I remembered a walk home years ago. I once worked on the Plaza at Saks Fifth Avenue as a visual merchandiser. I lived in and managed (for free rent!) a small apartment complex (12 units) about a mile north and a couple blocks east of Main Street–the main drag I walked down to the Plaza and back every day. I remembered one evening, cold, after Thanksgiving. The Plaza Lights were on. We were well into the season of “good cheer.” It was dusk, nearly dark.
I was wearing my prized camel-hair Christian Dior coat–wide lapels, back-belted, double-breasted, the skirt of the coat hit me below my calves. I am tallish. It was a long coat. I was also wearing a black beret and black calf-skin gloves. Because it was slushy (we’d had a snow the week before that had not yet melted away) I was also wearing waterproof workboots, my pant-cuffs stuffed into the tops, “buck” in color, long-since scuffed and dirty. I’d been carrying these boots around, move-to-move with me since my days in college where they’d seen lots of wear in my stint working for the Physical Plant at Arkansas State University some years before.

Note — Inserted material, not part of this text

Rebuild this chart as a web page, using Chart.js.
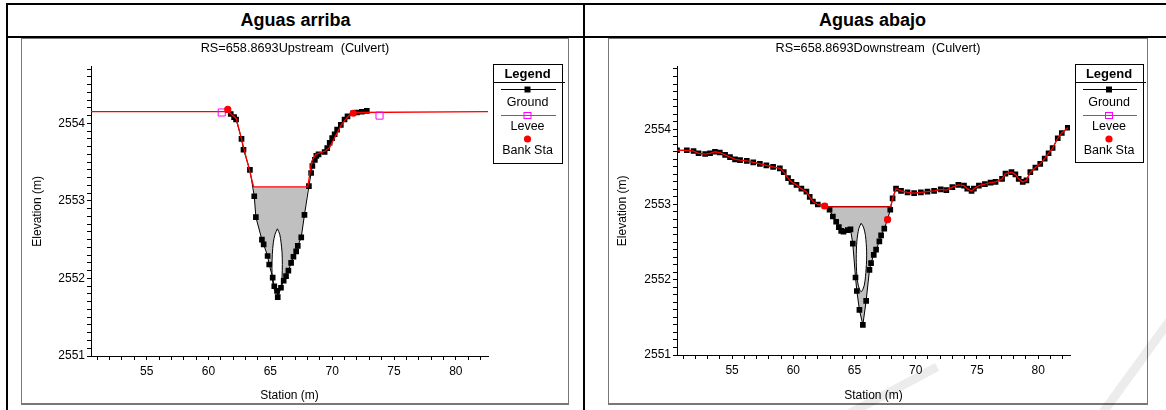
<!DOCTYPE html>
<html>
<head>
<meta charset="utf-8">
<script src="https://cdn.jsdelivr.net/npm/chart.js@4.4.1/dist/chart.umd.min.js"></script>
<style>
  html, body { margin: 0; padding: 0; background: #fff; }
  body { width: 1166px; height: 410px; overflow: hidden; position: relative; font-family: Arial, "Liberation Sans", sans-serif; }
  .ln { position: absolute; background: #000; }
  .hd { position: absolute; top: 9px; height: 22px; line-height: 22px; font-size: 18px; font-weight: bold; text-align: center; }
  .frame { position: absolute; top: 38px; border: 1px solid #777; border-bottom-width: 2px; background: #fff; }
  .frame canvas { display: block; }
  .wm { position: absolute; height: 9px; background: rgba(0,0,0,0.075); transform-origin: 0 50%; }
</style>
</head>
<body>
<div class="ln" style="left:6px;top:3px;width:1160px;height:2px"></div>
<div class="ln" style="left:6px;top:36px;width:1160px;height:2px"></div>
<div class="ln" style="left:6px;top:3px;width:2px;height:407px"></div>
<div class="ln" style="left:583px;top:3px;width:2px;height:407px"></div>
<div class="hd" style="left:8px;width:575px">Aguas arriba</div>
<div class="hd" style="left:585px;width:575px">Aguas abajo</div>

<div class="frame" style="left:21px;width:546px;height:364px"><canvas id="up" width="546" height="364"></canvas></div>
<div class="frame" style="left:608px;width:538px;height:364px"><canvas id="down" width="538" height="364"></canvas></div>

<div class="wm" style="left:1100px;top:412px;width:125px;transform:rotate(-54deg)"></div>
<div class="wm" style="left:840px;top:414px;width:110px;transform:rotate(-28deg)"></div>

<script>
const FONT = 'Arial, "Liberation Sans", sans-serif';

// axis limits
const xMin = 50.5, xMax = 82.6;
const yMin = 2551;
const upYMax = 2554.73, dnYMax = 2554.83;
const legendLabels = ['Ground', 'Levee', 'Bank Sta'];

// ---- upstream section
const upTitle = 'RS=658.8693Upstream  (Culvert)';
const upGroundSta = [61.56, 61.8, 62.07, 62.23, 62.67, 62.83, 63.35, 63.7, 63.83, 64.32, 64.46, 64.78, 64.91, 65.19, 65.32, 65.54, 65.6,
  65.86, 66.08, 66.27, 66.46, 66.68, 66.87, 67.09, 67.22, 67.5, 67.76, 68.12, 68.3, 68.4, 68.6, 68.72, 68.9, 69.39, 69.6, 69.8,
  70.0, 70.2, 70.4, 70.7, 71.0, 71.24, 71.7, 72.0, 72.4, 72.8];
const upGroundElev = [2554.17, 2554.12, 2554.08, 2554.05, 2553.80, 2553.66, 2553.40, 2553.06, 2552.79, 2552.50, 2552.44, 2552.29, 2552.18, 2552.01, 2551.90, 2551.84, 2551.76,
  2551.88, 2551.97, 2552.03, 2552.10, 2552.20, 2552.28, 2552.35, 2552.42, 2552.53, 2552.82, 2553.19, 2553.36, 2553.45, 2553.53, 2553.58, 2553.60, 2553.63, 2553.68, 2553.75,
  2553.81, 2553.86, 2553.92, 2553.98, 2554.05, 2554.09, 2554.13, 2554.14, 2554.15, 2554.16];
const upDeckSta = [50.5, 61.6, 62.25, 63.65, 68.03, 68.34, 68.67, 69.4, 69.8, 70.74, 71.28, 71.7, 82.6];
const upDeckElev = [2554.15, 2554.15, 2554.06, 2553.18, 2553.18, 2553.51, 2553.60, 2553.64, 2553.69, 2553.98, 2554.09, 2554.14, 2554.15];
const upLowChord = 2553.18, upLowLeft = 63.65, upLowRight = 68.03;
const upCulvSta = [65.57, 65.38, 65.24, 65.16, 65.13, 65.16, 65.27, 65.48, 65.7, 65.87, 65.95, 65.97, 65.95, 65.87, 65.76, 65.57];
const upCulvElev = [2552.64, 2552.57, 2552.46, 2552.31, 2552.14, 2552.01, 2551.88, 2551.82, 2551.84, 2551.90, 2552.03, 2552.18, 2552.33, 2552.46, 2552.57, 2552.64];
const upLeveeSta = [61.07, 73.83];
const upLeveeElev = [2554.14, 2554.10];
const upBankSta = [61.56, 71.7];
const upBankElev = [2554.18, 2554.13];

// ---- downstream section
const dnTitle = 'RS=658.8693Downstream  (Culvert)';
const dnGroundSta = [50.5, 51.3, 51.85, 52.26, 52.8, 53.2, 53.6, 54.0, 54.43, 54.83, 55.24, 55.65, 56.2, 56.73, 57.27, 57.8, 58.35, 58.9, 59.22, 59.57,
  59.85, 60.26, 60.66, 61.07, 61.34, 61.6, 62.0, 62.56, 62.96, 63.23, 63.5, 63.72, 63.91, 64.1, 64.45, 64.67, 64.86, 65.08, 65.19, 65.4,
  65.68, 65.95, 66.22, 66.35, 66.57, 66.76, 67.03, 67.17, 67.43, 67.7, 67.92, 68.11, 68.39, 68.8, 69.33, 69.87, 70.42, 70.96, 71.5, 72.04,
  72.5, 72.99, 73.48, 73.94, 74.21, 74.56, 74.75, 75.16, 75.65, 76.11, 76.52, 77.05, 77.33, 77.82, 78.14, 78.41, 78.74, 79.04, 79.36, 79.77,
  80.17, 80.53, 80.85, 81.18, 81.6, 81.93, 82.42];
const dnGroundElev = [2553.72, 2553.72, 2553.71, 2553.68, 2553.67, 2553.68, 2553.70, 2553.69, 2553.66, 2553.63, 2553.60, 2553.59, 2553.58, 2553.56, 2553.54, 2553.52, 2553.50, 2553.48, 2553.43, 2553.35,
  2553.30, 2553.26, 2553.21, 2553.17, 2553.10, 2553.04, 2553.00, 2552.98, 2552.93, 2552.84, 2552.77, 2552.70, 2552.65, 2552.64, 2552.66, 2552.67, 2552.48, 2552.03, 2551.85, 2551.60,
  2551.40, 2551.72, 2552.13, 2552.22, 2552.33, 2552.40, 2552.51, 2552.59, 2552.68, 2552.80, 2552.93, 2553.08, 2553.21, 2553.18, 2553.16, 2553.15, 2553.16, 2553.17, 2553.18, 2553.20,
  2553.19, 2553.23, 2553.26, 2553.25, 2553.21, 2553.18, 2553.21, 2553.25, 2553.27, 2553.29, 2553.30, 2553.34, 2553.41, 2553.43, 2553.40, 2553.34, 2553.30, 2553.32, 2553.43, 2553.49,
  2553.54, 2553.61, 2553.68, 2553.75, 2553.88, 2553.95, 2554.02];
const dnLowChord = 2552.97, dnLowLeft = 62.56, dnLowRight = 67.95;
const dnCulvSta = [65.54, 65.35, 65.19, 65.14, 65.19, 65.3, 65.54, 65.8, 65.95, 65.99, 65.89, 65.73, 65.54];
const dnCulvElev = [2552.75, 2552.68, 2552.51, 2552.28, 2552.06, 2551.93, 2551.84, 2551.93, 2552.15, 2552.37, 2552.59, 2552.70, 2552.75];
const dnLeveeSta = [];
const dnLeveeElev = [];
const dnBankSta = [62.56, 67.7];
const dnBankElev = [2552.98, 2552.80];

function pts(sta, el) {
  return sta.map((x, i) => ({ x: x, y: el[i] }));
}

// area under the low chord, closed along the ground
function chordFill(gSta, gEl, left, right, elev) {
  const inner = pts(gSta, gEl).filter(p => p.x > left && p.x < right);
  return [{ x: left, y: elev }].concat(inner, [{ x: right, y: elev }]);
}

const legendBox = {
  id: 'legendBox',
  afterDraw(chart, args, opts) {
    const ctx = chart.ctx;
    const L = opts.x, T = opts.y, W = opts.w, H = opts.h;
    const cx = L + W / 2;
    ctx.save();
    ctx.strokeStyle = '#000';
    ctx.lineWidth = 1;
    ctx.strokeRect(L + 0.5, T + 0.5, W, H);
    ctx.beginPath();
    ctx.moveTo(L, T + 18.5);
    ctx.lineTo(L + W + 3, T + 18.5);
    ctx.stroke();
    ctx.fillStyle = '#000';
    ctx.textAlign = 'center';
    ctx.textBaseline = 'middle';
    ctx.font = 'bold 13px ' + FONT;
    ctx.fillText('Legend', cx, T + 10);
    ctx.font = '12.5px ' + FONT;
    // ground sample
    ctx.beginPath();
    ctx.moveTo(L + 8, T + 25.5);
    ctx.lineTo(L + W - 6, T + 25.5);
    ctx.stroke();
    ctx.fillRect(cx - 3, T + 22.5, 6, 6);
    ctx.fillText(legendLabels[0], cx, T + 39);
    // levee sample
    ctx.strokeStyle = '#ff00ff';
    ctx.beginPath();
    ctx.moveTo(L + 8, T + 51.5);
    ctx.lineTo(L + W - 6, T + 51.5);
    ctx.stroke();
    ctx.strokeRect(cx - 3.5, T + 48.5, 7, 6);
    ctx.fillText(legendLabels[1], cx, T + 63);
    // bank station sample
    ctx.fillStyle = '#ff0000';
    ctx.beginPath();
    ctx.arc(cx, T + 75, 3.6, 0, Math.PI * 2);
    ctx.fill();
    ctx.fillStyle = '#000';
    ctx.fillText(legendLabels[2], cx, T + 87);
    ctx.restore();
  }
};

function isWhole(v, step) {
  const r = v / step;
  return Math.abs(r - Math.round(r)) < 1e-6;
}

function drawSection(id, s) {
  const tickFont = { family: FONT, size: 12 };
  const datasets = [
    { label: 'Bank Sta', data: pts(s.bankSta, s.bankElev), showLine: false, pointStyle: 'circle', pointRadius: 3.6,
      backgroundColor: '#ff0000', borderColor: '#ff0000', pointBorderWidth: 0, order: 0 },
    { label: 'Levee', data: pts(s.leveeSta, s.leveeElev), showLine: false, pointStyle: 'rect', pointRadius: 5,
      backgroundColor: 'rgba(0,0,0,0)', borderColor: '#ff00ff', pointBorderWidth: 1, order: 1 },
    { label: 'Deck', data: s.deck, showLine: true, pointRadius: 0, borderColor: '#ff0000', borderWidth: 1.3,
      segment: { borderColor: c => (c.p1.parsed.x - c.p0.parsed.x > 2 && Math.abs(c.p1.parsed.y - c.p0.parsed.y) < 0.05) ? s.chordColor : '#ff0000' },
      order: 2 },
    { label: 'Ground', data: pts(s.groundSta, s.groundElev), showLine: true, borderColor: '#000', borderWidth: 1,
      pointStyle: 'rect', pointRadius: 4, backgroundColor: '#000', pointBorderWidth: 0, order: 3 },
    { label: 'Culvert', data: pts(s.culvSta, s.culvElev), showLine: true, fill: 'shape', tension: 0.3,
      backgroundColor: '#ffffff', borderColor: '#000', borderWidth: 1, pointRadius: 0, order: 4 },
    { label: 'Fill', data: s.fill, showLine: true, fill: 'shape', backgroundColor: '#c0c0c0',
      borderColor: 'rgba(0,0,0,0)', borderWidth: 0, pointRadius: 0, order: 5 }
  ];

  new Chart(document.getElementById(id), {
    type: 'scatter',
    data: { datasets: datasets },
    options: {
      responsive: false,
      animation: false,
      devicePixelRatio: 1,
      layout: { padding: 0 },
      plugins: {
        legend: { display: false },
        tooltip: { enabled: false },
        title: {
          display: true,
          text: s.title,
          color: '#000',
          font: { family: FONT, size: 12.7, weight: 'normal' },
          padding: { top: 2, bottom: 10.5 }
        },
        legendBox: s.legend
      },
      scales: {
        x: {
          type: 'linear',
          min: xMin,
          max: xMax,
          ticks: {
            stepSize: 1, autoSkip: false, maxRotation: 0, includeBounds: false,
            callback: v => isWhole(v, 5) ? String(Math.round(v)) : '',
            color: '#000', font: tickFont, padding: 4
          },
          grid: { drawOnChartArea: false, drawTicks: true, tickLength: 4, color: '#000' },
          border: { display: true, color: '#000' },
          title: { display: true, text: 'Station (m)', color: '#000', font: tickFont, padding: { top: 0, bottom: 0 } },
          afterFit: sc => { sc.height = s.xAxisHeight; }
        },
        y: {
          type: 'linear',
          min: yMin,
          max: s.yMax,
          ticks: {
            stepSize: 0.1, autoSkip: false, includeBounds: false,
            callback: v => isWhole(v, 1) ? String(Math.round(v)) : '',
            color: '#000', font: tickFont, padding: 2
          },
          grid: { drawOnChartArea: false, drawTicks: true, tickLength: 4, color: '#000' },
          border: { display: true, color: '#000' },
          title: { display: true, text: 'Elevation (m)', color: '#000', font: tickFont, padding: { top: s.yTitlePad, bottom: 0 } },
          afterFit: sc => { sc.width = s.yAxisWidth; }
        },
        side: {
          type: 'linear',
          position: 'right',
          ticks: { display: false },
          grid: { display: false },
          border: { display: false },
          afterFit: sc => { sc.width = s.rightSpace; }
        }
      }
    },
    plugins: [legendBox]
  });
}

drawSection('up', {
  title: upTitle,
  yMax: upYMax,
  groundSta: upGroundSta, groundElev: upGroundElev,
  deck: pts(upDeckSta, upDeckElev),
  fill: chordFill(upGroundSta, upGroundElev, upLowLeft, upLowRight, upLowChord),
  culvSta: upCulvSta, culvElev: upCulvElev,
  leveeSta: upLeveeSta, leveeElev: upLeveeElev,
  bankSta: upBankSta, bankElev: upBankElev,
  chordColor: '#ff0000',
  yAxisWidth: 69, rightSpace: 80, yTitlePad: 8, xAxisHeight: 47,
  legend: { x: 471, y: 25, w: 69, h: 99 }
});

const dnGround = pts(dnGroundSta, dnGroundElev);
const dnDeck = dnGround.filter(p => p.x <= dnLowLeft)
  .concat([{ x: dnLowLeft, y: dnLowChord }, { x: dnLowRight, y: dnLowChord }], dnGround.filter(p => p.x > dnLowRight));

drawSection('down', {
  title: dnTitle,
  yMax: dnYMax,
  groundSta: dnGroundSta, groundElev: dnGroundElev,
  deck: dnDeck,
  fill: chordFill(dnGroundSta, dnGroundElev, dnLowLeft, dnLowRight, dnLowChord),
  culvSta: dnCulvSta, culvElev: dnCulvElev,
  leveeSta: dnLeveeSta, leveeElev: dnLeveeElev,
  bankSta: dnBankSta, bankElev: dnBankElev,
  chordColor: '#c00000',
  yAxisWidth: 68, rightSpace: 77, yTitlePad: 6, xAxisHeight: 48,
  legend: { x: 466, y: 25, w: 68, h: 98 }
});
</script>
</body>
</html>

I couldn’t let them go, thinking I might need them again. In my walks at that time, they’d been resurrected. I carried my “day-shoes” in a “gift-with-purchase” Adolfo gym bag. Oh how I wander-on–so much, too much–about attire.
I crossed the Plaza, that evening, from the west, where Saks once sat, east to Main Street, then walked up the long, steep hill coming up from the Plaza (47th Street) north to 43rd street. There I turned the corner for the jog east to my street. As I turned north again on Magee, an old van (vintage: mid-sixties?) was stopped on the corner, the passenger side window, half rolled down. I rounded the corner as the van started on down the street from the stop. I distinctly heard a deep voice say “Faggot.” Not loud. Not threatening. A conversational tone. I did not look up from my walk, intent as I was on just completing the last two blocks of my walk to my “safe” apartment where I could divest myself of my attire and still be warm.

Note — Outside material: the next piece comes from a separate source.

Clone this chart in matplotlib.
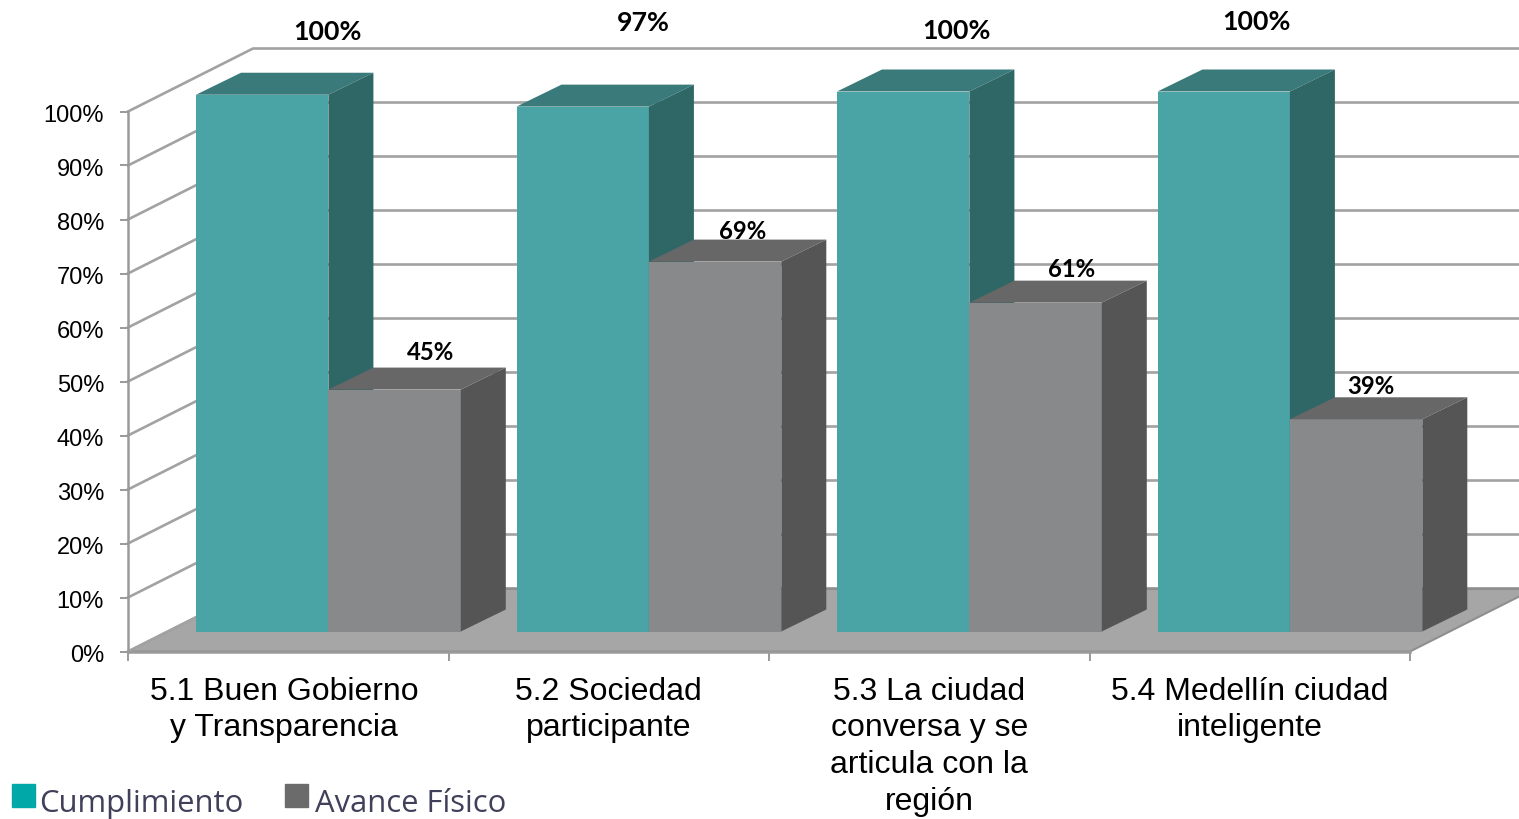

I like to think I’m nearly invisible in such situations. When I’m alone on my walk, as I was this evening, coming home from work, I like to think no one really sees me. God knows, when I’m on such a walk, my head is not about “what could happen?” I am lost in thought. Thoughts.
When I am noticed, as I was that evening, I realize I am not invisible. The possibility of happening onto danger lurks all around. But I want no part of it and I walk and live as if it isn’t there.